## GIVEN INSTRUCTION
Quote all of the data exactly as given. Skip every picture it contains.

## SOURCE MATERIAL
-=-=-
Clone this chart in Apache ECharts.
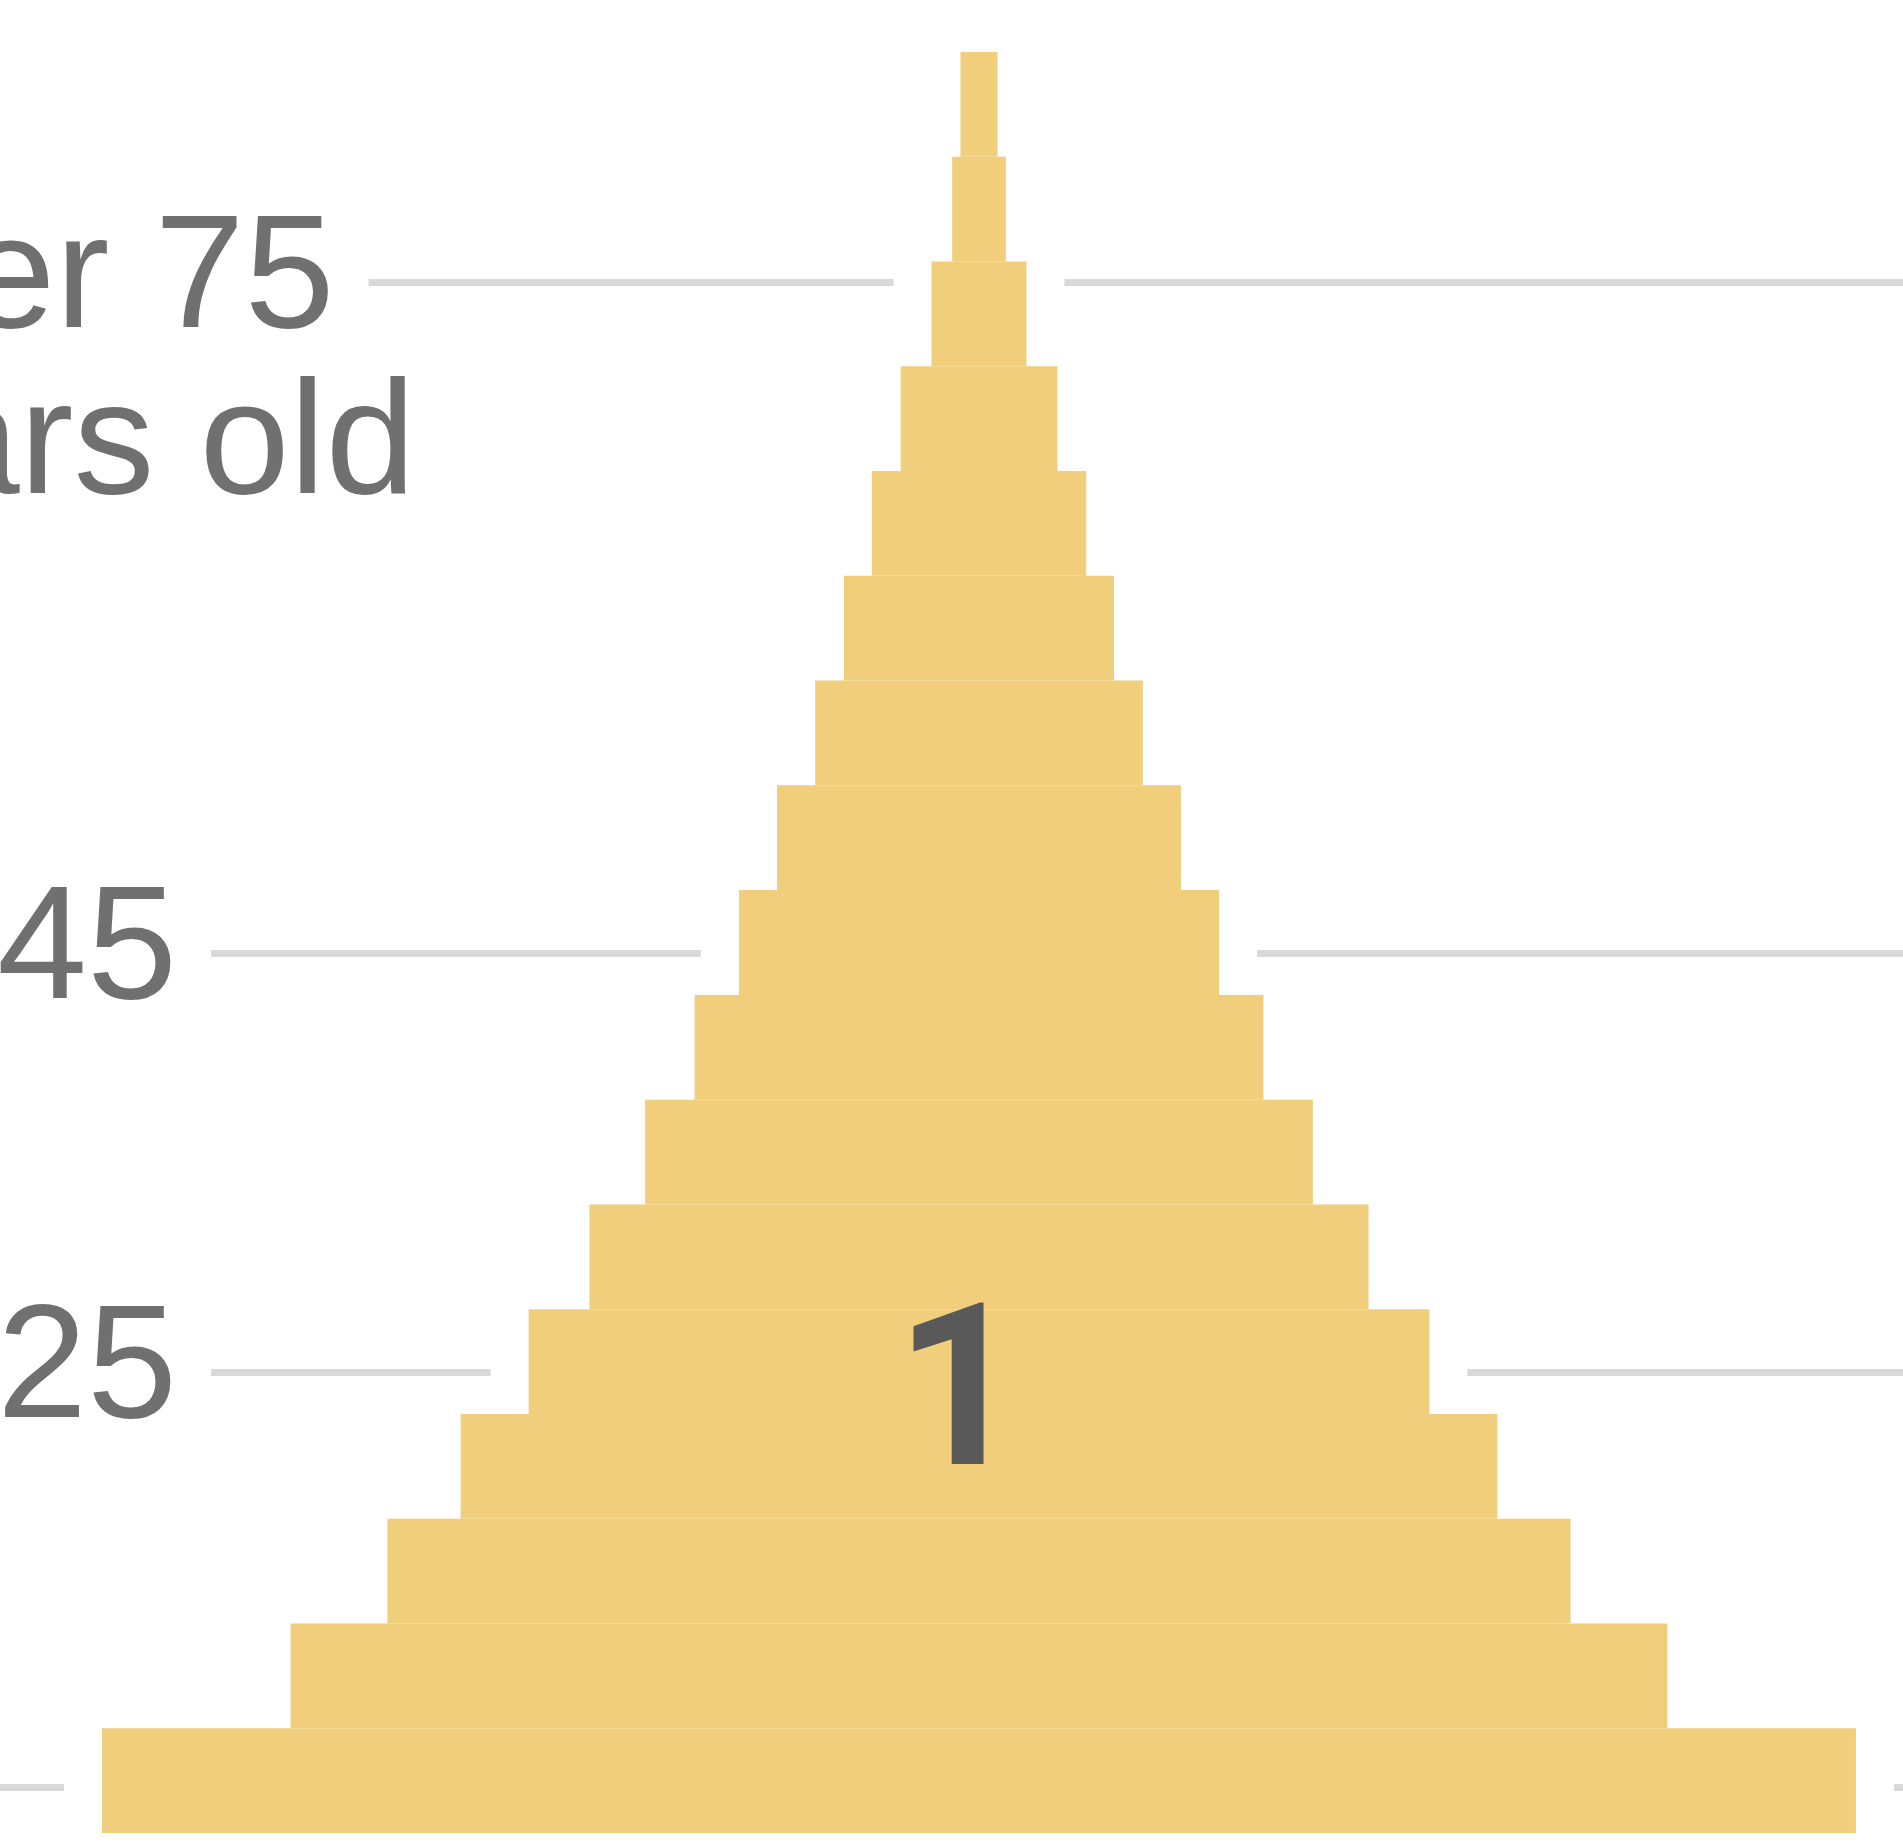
<!DOCTYPE html>
<html>
<head>
<meta charset="utf-8">
<title>Age pyramid</title>
<script src="https://cdn.jsdelivr.net/npm/echarts@6/dist/echarts.min.js"></script>
<style>
html, body { margin: 0; padding: 0; background: #fff; }
#chart { width: 1903px; height: 1843px; }
</style>
</head>
<body>
<div id="chart"></div>
<script>
// 5-year age groups, youngest at the bottom
const ageGroups = ['0-4', '5-9', '10-14', '15-19', '20-24', '25-29', '30-34', '35-39', '40-44',
  '45-49', '50-54', '55-59', '60-64', '65-69', '70-74', '75-79', '80+'];
// share of the population drawn on each side of the centre line (%)
const sideShare = [8.51, 6.68, 5.74, 5.03, 4.37, 3.78, 3.24, 2.76, 2.33, 1.96, 1.59, 1.31, 1.04, 0.76, 0.46, 0.26, 0.18];
// reference lines (on the age scale) and their labels
const lineAges = [2.2, 22, 42, 74];
const lineLabels = ['', '25', '45', 'Over 75\nyears old'];
const rankLabel = '1';

const chart = echarts.init(document.getElementById('chart'));

const barColor = '#f0ce7c';
const gridWidth = 1958;
const gridHeight = 1781;
const xMax = 9.5;
const haloPad = 38;   // white space kept round the bars
const labelPad = 34;  // and round the line labels
const haloShare = sideShare.map(v => v + haloPad * 2 * xMax / gridWidth);
const haloBarWidth = gridHeight / ageGroups.length + haloPad * 2;
const labelLineHeight = 166;

const option = {
  animation: false,
  backgroundColor: '#fff',
  title: {
    text: rankLabel,
    left: 890,
    top: 1289,
    textStyle: {
      fontFamily: 'Roboto',
      fontSize: 226,
      fontWeight: 'bold',
      color: '#595959',
      lineHeight: 226
    }
  },
  grid: {
    left: 0,
    top: 52,
    width: gridWidth,
    height: gridHeight,
    containLabel: false,
    outerBoundsMode: 'none'
  },
  xAxis: { type: 'value', min: -xMax, max: xMax, show: false },
  yAxis: [
    {
      type: 'value',
      min: 0,
      max: 85,
      position: 'left',
      axisLine: { show: false },
      axisTick: { show: false, customValues: lineAges },
      splitLine: {
        show: true,
        customValues: lineAges,
        lineStyle: { color: '#d9d9d9', width: 7 }
      },
      axisLabel: {
        customValues: lineAges,
        inside: true,
        margin: 87,
        align: 'center',
        verticalAlign: 'top',
        padding: [-labelLineHeight / 2, 0, 0, 0],
        lineHeight: labelLineHeight,
        fontSize: 162,
        fontFamily: 'Liberation Sans',
        color: '#707070',
        formatter: v => {
          const text = lineLabels[lineAges.indexOf(v)];
          return text ? '{t|' + text + '}' : '';
        },
        rich: {
          t: {
            align: 'left',
            fontSize: 162,
            fontFamily: 'Liberation Sans',
            color: '#707070',
            lineHeight: labelLineHeight,
            backgroundColor: '#fff',
            padding: [0, labelPad, 0, labelPad]
          }
        }
      }
    },
    { type: 'category', data: ageGroups, show: false },
    { type: 'category', data: ageGroups, show: false }
  ],
  series: [
    {
      name: 'halo-left', type: 'bar', yAxisIndex: 2, stack: 'halo',
      data: haloShare.map(v => -v), barWidth: haloBarWidth,
      itemStyle: { color: '#fff' }, silent: true, z: 1
    },
    {
      name: 'halo-right', type: 'bar', yAxisIndex: 2, stack: 'halo',
      data: haloShare, barWidth: haloBarWidth,
      itemStyle: { color: '#fff' }, silent: true, z: 1
    },
    {
      name: 'left', type: 'bar', yAxisIndex: 1, stack: 'pyramid',
      data: sideShare.map(v => -v), barCategoryGap: 0,
      itemStyle: { color: barColor }, z: 2
    },
    {
      name: 'right', type: 'bar', yAxisIndex: 1, stack: 'pyramid',
      data: sideShare, barCategoryGap: 0,
      itemStyle: { color: barColor }, z: 2
    }
  ]
};

chart.setOption(option);
</script>
</body>
</html>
-=-=-
## WRITTEN SOLUTION
Clone this chart in Apache ECharts.
<!DOCTYPE html>
<html>
<head>
<meta charset="utf-8">
<title>Age pyramid</title>
<script src="https://cdn.jsdelivr.net/npm/echarts@6/dist/echarts.min.js"></script>
<style>
html, body { margin: 0; padding: 0; background: #fff; }
#chart { width: 1903px; height: 1843px; }
</style>
</head>
<body>
<div id="chart"></div>
<script>
// 5-year age groups, youngest at the bottom
const ageGroups = ['0-4', '5-9', '10-14', '15-19', '20-24', '25-29', '30-34', '35-39', '40-44',
  '45-49', '50-54', '55-59', '60-64', '65-69', '70-74', '75-79', '80+'];
// share of the population drawn on each side of the centre line (%)
const sideShare = [8.51, 6.68, 5.74, 5.03, 4.37, 3.78, 3.24, 2.76, 2.33, 1.96, 1.59, 1.31, 1.04, 0.76, 0.46, 0.26, 0.18];
// reference lines (on the age scale) and their labels
const lineAges = [2.2, 22, 42, 74];
const lineLabels = ['', '25', '45', 'Over 75\nyears old'];
const rankLabel = '1';

const chart = echarts.init(document.getElementById('chart'));

const barColor = '#f0ce7c';
const gridWidth = 1958;
const gridHeight = 1781;
const xMax = 9.5;
const haloPad = 38;   // white space kept round the bars
const labelPad = 34;  // and round the line labels
const haloShare = sideShare.map(v => v + haloPad * 2 * xMax / gridWidth);
const haloBarWidth = gridHeight / ageGroups.length + haloPad * 2;
const labelLineHeight = 166;

const option = {
  animation: false,
  backgroundColor: '#fff',
  title: {
    text: rankLabel,
    left: 890,
    top: 1289,
    textStyle: {
      fontFamily: 'Roboto',
      fontSize: 226,
      fontWeight: 'bold',
      color: '#595959',
      lineHeight: 226
    }
  },
  grid: {
    left: 0,
    top: 52,
    width: gridWidth,
    height: gridHeight,
    containLabel: false,
    outerBoundsMode: 'none'
  },
  xAxis: { type: 'value', min: -xMax, max: xMax, show: false },
  yAxis: [
    {
      type: 'value',
      min: 0,
      max: 85,
      position: 'left',
      axisLine: { show: false },
      axisTick: { show: false, customValues: lineAges },
      splitLine: {
        show: true,
        customValues: lineAges,
        lineStyle: { color: '#d9d9d9', width: 7 }
      },
      axisLabel: {
        customValues: lineAges,
        inside: true,
        margin: 87,
        align: 'center',
        verticalAlign: 'top',
        padding: [-labelLineHeight / 2, 0, 0, 0],
        lineHeight: labelLineHeight,
        fontSize: 162,
        fontFamily: 'Liberation Sans',
        color: '#707070',
        formatter: v => {
          const text = lineLabels[lineAges.indexOf(v)];
          return text ? '{t|' + text + '}' : '';
        },
        rich: {
          t: {
            align: 'left',
            fontSize: 162,
            fontFamily: 'Liberation Sans',
            color: '#707070',
            lineHeight: labelLineHeight,
            backgroundColor: '#fff',
            padding: [0, labelPad, 0, labelPad]
          }
        }
      }
    },
    { type: 'category', data: ageGroups, show: false },
    { type: 'category', data: ageGroups, show: false }
  ],
  series: [
    {
      name: 'halo-left', type: 'bar', yAxisIndex: 2, stack: 'halo',
      data: haloShare.map(v => -v), barWidth: haloBarWidth,
      itemStyle: { color: '#fff' }, silent: true, z: 1
    },
    {
      name: 'halo-right', type: 'bar', yAxisIndex: 2, stack: 'halo',
      data: haloShare, barWidth: haloBarWidth,
      itemStyle: { color: '#fff' }, silent: true, z: 1
    },
    {
      name: 'left', type: 'bar', yAxisIndex: 1, stack: 'pyramid',
      data: sideShare.map(v => -v), barCategoryGap: 0,
      itemStyle: { color: barColor }, z: 2
    },
    {
      name: 'right', type: 'bar', yAxisIndex: 1, stack: 'pyramid',
      data: sideShare, barCategoryGap: 0,
      itemStyle: { color: barColor }, z: 2
    }
  ]
};

chart.setOption(option);
</script>
</body>
</html>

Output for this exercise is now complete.